Mijaíl Kalashnikov cumplió 90 años. Arropado en su uniforme de general, el creador del AKM o el AK-47 —como también se le conoce— fue saludado como un héroe nacional. En los salones del Kremlin o en su apartamento de los Urales, el ingeniero recibió el saludo de presidentes y veteranos, sin olvidar los mensajes de algún que otro cuidador de armas exóticas.
«Diseñé ese fusil para defender las fronteras de mi país», ha repetido Kalashnikov y no es para menos. En los últimos años, la aclaración es una constante en su vida, y esta vez no ha sido la excepción ante los ataques que relacionan su nombre con la muerte.
Cierta prensa, más preocupada por las consecuencias y no por las causas de la noticia, ha insistido en que el AK es el arma de los narcotraficantes y pandilleros. Otros recordaron que es el fusil con mayor presencia en el mundo con más de cien millones de copias, y otros lanzaron la profecía de que en los próximos años él será el causante de las masacres en los campos y ciudades.
Es una ironía en medio de los olvidos. El sistema, en su afán de limpieza, ensucia a otros para otorgarle la paz y el glamur a los verdaderos ensuciadores. Así los muertos que están por venir se deben a un objeto y no a una filosofía que en su afán por obtener dinero perpetua la muerte y ahoga la vida.
Diversas organizaciones mundiales han alertado que el armamento es uno de los comercios con mayor vía libre en el mundo. Pocos hablan de él, muchos congresos y poderes ejecutivos lo pasan por alto y solo 35 aduanas en el planeta tienen indicaciones expresas para regularlo. También es uno de los oficios más remunerados. Lockheed Martin, Boeing y Northrop Grumman —tres de las más grandes compañías norteamericanas y del mundo en la industria bélica— reciben en total 53 000 millones de dólares para suministrarles armas a Israel y a países aliados al gobierno de Estados Unidos. Al mismo tiempo, sus ejecutivos reciben un sueldo 44 veces más alto que el de un general norteamericano con 20 años de servicio.
Esto no se menciona en los ataques contra el AKM, porque sus embates llevan otras sutilezas. Cincuenta y cinco naciones —todos países del Sur— muestran la imagen del AK en sus banderas; pero los despachos de prensa no dicen la razón. Porque la otra verdad es que en el derrumbe de los imperios coloniales, ese fusil —cuya altura apenas alcanza la cintura de un hombre— fue el arma de los pueblos y uno de los martirios de las oligarquías.

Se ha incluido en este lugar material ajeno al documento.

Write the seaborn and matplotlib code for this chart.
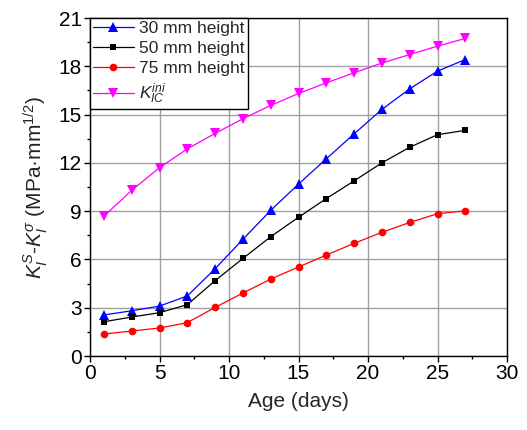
import matplotlib
matplotlib.use("Agg")
import matplotlib.pyplot as plt
from matplotlib.ticker import MultipleLocator
import seaborn as sns
import pandas as pd

# Age in days
age = [1, 3, 5, 7, 9, 11, 13, 15, 17, 19, 21, 23, 25, 27]

# Stress intensity difference for each specimen height (MPa·mm^1/2)
h30 = [2.55, 2.81, 3.10, 3.73, 5.42, 7.25, 9.05, 10.68, 12.25, 13.80, 15.32, 16.60, 17.70, 18.42]
h50 = [2.13, 2.42, 2.69, 3.19, 4.68, 6.06, 7.41, 8.62, 9.78, 10.88, 12.00, 12.97, 13.75, 14.02]
h75 = [1.37, 1.55, 1.74, 2.07, 3.02, 3.91, 4.78, 5.53, 6.27, 7.00, 7.68, 8.30, 8.84, 9.02]
kic_ini = [8.69, 10.29, 11.70, 12.87, 13.83, 14.74, 15.57, 16.31, 16.97, 17.60, 18.20, 18.73, 19.25, 19.73]

series_labels = ["30 mm height", "50 mm height", "75 mm height", r"$K_{IC}^{ini}$"]
x_ticks = [0, 5, 10, 15, 20, 25, 30]
y_ticks = [0, 3, 6, 9, 12, 15, 18, 21]

sns.set_theme(style="white")
plt.rcParams["font.family"] = ["Liberation Sans", "DejaVu Sans"]
plt.rcParams["mathtext.fontset"] = "custom"
plt.rcParams["mathtext.rm"] = "Liberation Sans"
plt.rcParams["mathtext.it"] = "Liberation Sans:italic"
plt.rcParams["mathtext.bf"] = "Liberation Sans:bold"

fig = plt.figure(figsize=(5.27, 4.30), dpi=100)
ax = fig.add_axes([90 / 527, (430 - 356) / 430, (507 - 90) / 527, (356 - 18) / 430])

styles = [
    (h30, "#0000ff", "^", 7.0),
    (h50, "#000000", "s", 5.0),
    (h75, "#ff0000", "o", 5.5),
    (kic_ini, "#ff00ff", "v", 7.0),
]
for (vals, color, marker, ms), label in zip(styles, series_labels):
    df = pd.DataFrame({"age": age, "value": vals})
    sns.lineplot(data=df, x="age", y="value", ax=ax, color=color, marker=marker,
                 markersize=ms, markeredgewidth=0, linewidth=0.9, label=label)

ax.set_xlim(0, 30)
ax.set_ylim(0, 21)
ax.set_xticks(x_ticks)
ax.set_yticks(y_ticks)
ax.xaxis.set_minor_locator(MultipleLocator(2.5))
ax.yaxis.set_minor_locator(MultipleLocator(1.5))
ax.grid(True, which="major", color="#a0a0a0", linewidth=1.0)
ax.set_axisbelow(True)

for sp in ax.spines.values():
    sp.set_visible(True)
    sp.set_color("black")
    sp.set_linewidth(1.0)

ax.tick_params(which="major", direction="out", length=4, width=1.0, colors="black",
               labelsize=15, pad=2, bottom=True, left=True)
ax.tick_params(which="minor", direction="out", length=2.5, width=1.0, colors="black",
               bottom=True, left=True)

ax.set_xlabel("Age (days)", fontsize=15, labelpad=6)
ax.set_ylabel(r"$K_I^S$-$K_I^{\sigma}$ (MPa·mm$^{1/2}$)", fontsize=15, labelpad=6)

leg = ax.legend(loc="upper left", bbox_to_anchor=(0, 1), borderaxespad=0,
                fontsize=12.5, frameon=True, fancybox=False, shadow=False,
                handlelength=2.4, handletextpad=0.3, labelspacing=0.3,
                borderpad=0.15, framealpha=1)
leg.get_frame().set_edgecolor("black")
leg.get_frame().set_linewidth(1.0)

fig.savefig("out.png", dpi=100)
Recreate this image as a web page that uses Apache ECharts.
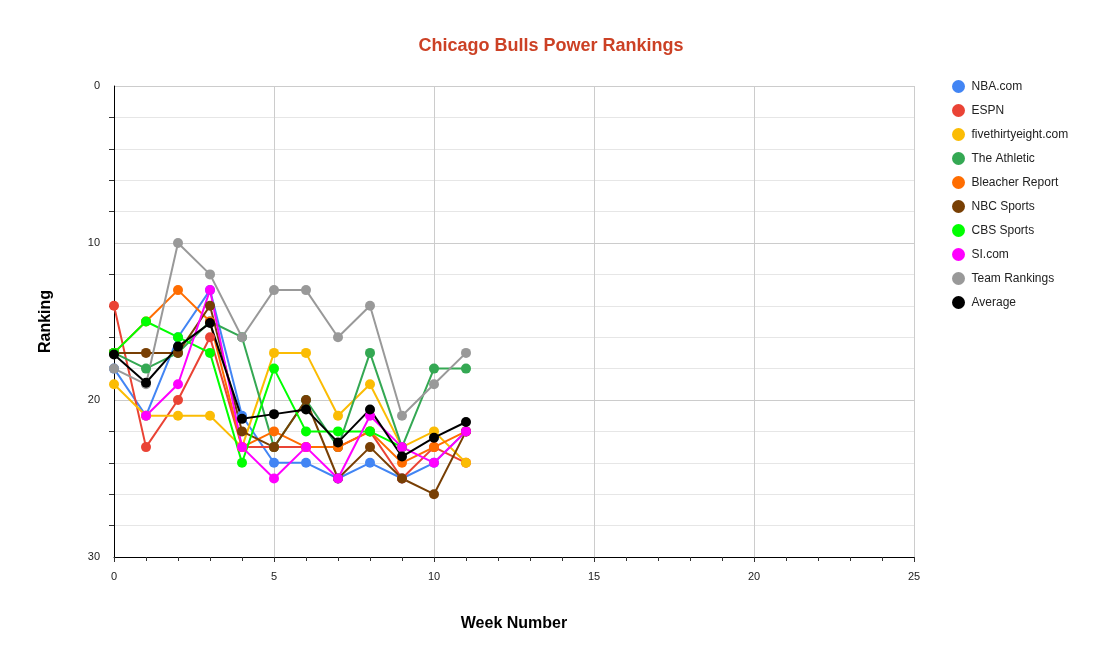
<!DOCTYPE html>
<html>
<head>
<meta charset="utf-8">
<script src="https://cdn.jsdelivr.net/npm/echarts@6/dist/echarts.min.js"></script>
<style>
  html, body { margin: 0; padding: 0; background: #fff; }
  #chart { width: 1102px; height: 665px; }
</style>
</head>
<body>
<div id="chart"></div>
<script>
// 周次
const weeks = [0, 1, 2, 3, 4, 5, 6, 7, 8, 9, 10, 11]

// 各媒体排名 (null = 当周无数据)
const nbaCom = [18, 21, 16, 13, 21, 24, 24, 25, 24, 25, 24, 22]
const espn = [14, 23, 20, 16, 23, 23, 23, 23, 22, 25, 23, 24]
const fiveThirtyEight = [19, 21, 21, 21, 23, 17, 17, 21, 19, 23, 22, 24]
const theAthletic = [17, 18, 17, 15, 16, 23, 20, 23, 17, 23, 18, 18]
const bleacherReport = [17, 15, 13, 15, 23, 22, 23, 23, 22, 24, 23, 22]
const nbcSports = [17, 17, 17, 14, 22, 23, 20, 25, 23, 25, 26, 22]
const cbsSports = [17, 15, 16, 17, 24, 18, 22, 22, 22, 23, null, null]
const siCom = [null, 21, 19, 13, 23, 25, 23, 25, 21, 23, 24, 22]
const teamRankings = [18, 19, 10, 12, 16, 13, 13, 16, 14, 21, 19, 17]
const average = [17.1, 18.9, 16.6, 15.1, 21.2, 20.9, 20.6, 22.7, 20.6, 23.6, 22.4, 21.4]

const seriesList = [
  { name: 'NBA.com', values: nbaCom, color: '#4285F4' },
  { name: 'ESPN', values: espn, color: '#EA4335' },
  { name: 'fivethirtyeight.com', values: fiveThirtyEight, color: '#FBBC04' },
  { name: 'The Athletic', values: theAthletic, color: '#34A853' },
  { name: 'Bleacher Report', values: bleacherReport, color: '#FF6D01' },
  { name: 'NBC Sports', values: nbcSports, color: '#783F04' },
  { name: 'CBS Sports', values: cbsSports, color: '#00FF00' },
  { name: 'SI.com', values: siCom, color: '#FF00FF' },
  { name: 'Team Rankings', values: teamRankings, color: '#999999' },
  { name: 'Average', values: average, color: '#000000' }
]

const font = 'Arial, "Liberation Sans", sans-serif'

let chart = echarts.init(document.getElementById('chart'))

let option = {
  animation: false,
  backgroundColor: '#fff',
  textStyle: { fontFamily: font },
  title: {
    text: 'Chicago Bulls Power Rankings',
    left: 'center',
    top: 32,
    textStyle: { color: '#CC4125', fontSize: 18, fontWeight: 'bold', fontFamily: font }
  },
  legend: {
    orient: 'vertical',
    left: 952,
    top: 80,
    padding: 0,
    itemGap: 11,
    itemWidth: 14,
    itemHeight: 13,
    icon: 'circle',
    textStyle: { color: '#222', fontSize: 12, fontFamily: font, padding: [0, 0, 0, 1] },
    data: seriesList.map(s => s.name)
  },
  grid: { left: 114, right: 188, top: 86, bottom: 108 },
  xAxis: {
    type: 'value',
    min: 0,
    max: 25,
    interval: 5,
    name: 'Week Number',
    nameLocation: 'middle',
    nameGap: 59,
    nameTextStyle: { color: '#000', fontSize: 16, fontWeight: 'bold', fontFamily: font },
    axisLine: { show: true, onZero: false, lineStyle: { color: '#000', width: 1 } },
    axisTick: { show: true, length: 5, lineStyle: { color: '#333' } },
    minorTick: { show: true, splitNumber: 5, length: 4, lineStyle: { color: '#333' } },
    axisLabel: { color: '#222', fontSize: 11, margin: 14 },
    splitLine: { show: true, lineStyle: { color: '#cccccc' } }
  },
  yAxis: {
    type: 'value',
    inverse: true,
    min: 0,
    max: 30,
    interval: 10,
    name: 'Ranking',
    nameLocation: 'middle',
    nameGap: 60,
    nameRotate: 90,
    nameTextStyle: { color: '#000', fontSize: 16, fontWeight: 'bold', fontFamily: font },
    axisLine: { show: true, lineStyle: { color: '#000', width: 1 } },
    axisTick: { show: false },
    minorTick: { show: true, splitNumber: 5, length: 5, lineStyle: { color: '#333' } },
    minorSplitLine: { show: true, lineStyle: { color: '#e6e6e6' } },
    axisLabel: { color: '#222', fontSize: 11, margin: 14 },
    splitLine: { show: true, lineStyle: { color: '#cccccc' } }
  },
  series: seriesList.map(s => ({
    name: s.name,
    type: 'line',
    symbol: 'circle',
    symbolSize: 10,
    showSymbol: true,
    color: s.color,
    lineStyle: { width: 2, color: s.color },
    itemStyle: { color: s.color },
    data: weeks.map((w, i) => [w, s.values[i]]).filter(p => p[1] !== null)
  }))
}

chart.setOption(option)
</script>
</body>
</html>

Fue ahí cuando adquirió su carácter simbólico y una maquinaria de propaganda lo enfrentó al M-16, el fusil reglamentario del ejército norteamericano. En la iconografía de la guerra de Vietnam, el Kalashnikov tiene un lugar privilegiado aunque no en el lado de la derrota, y ese ajuste de cuentas se mantiene.
El capitalismo, en aras de perpetuarse, le otorga la ideología a los objetos y se la retira a las personas. De un símbolo de rebeldía, al AKM lo han querido convertir —a él y no a sus empuñadores— en el asesino por antonomasia de la posmodernidad. Solo que los hechos son tercos, y ellos se imponen aunque sea por los recuerdos.
Y uno de ellos ocurrió en la noche del 25 de febrero de 1969. En la aldea de Thanh Pong dormían cien familias de campesinos y pescadores. Una unidad élite de Estados Unidos se deslizó en la oscuridad y atacó por sorpresa al poblado. Decían que allí se reuniría el Comité Local del Frente Nacional de Liberación, y por ello la sentencia de muerte fue dada.
Pham Thi Lanh, uno de los pobladores, dormía en un refugio antiaéreo cuando se inició el ataque. Metió trapos en la boca a sus hijos para que no gritaran. Al amanecer encontró un pesado olor a sangre y pólvora y a sus vecinos muertos a tiros y muchos con el cuello pasado a cuchillo.
Pero la memoria más terrible fue otra. En medio de la oscuridad del refugio sintió cómo sacaban de las cabañas a su abuela, a su tía y a sus primos. Escuchó el llanto de la anciana y los pedidos para que no mataran a los suyos. Después sintió las ráfagas de los fusiles. Los recuerdos son tercos y no mueren. Ninguno de esos disparos fue hecho por un Kalashnikov.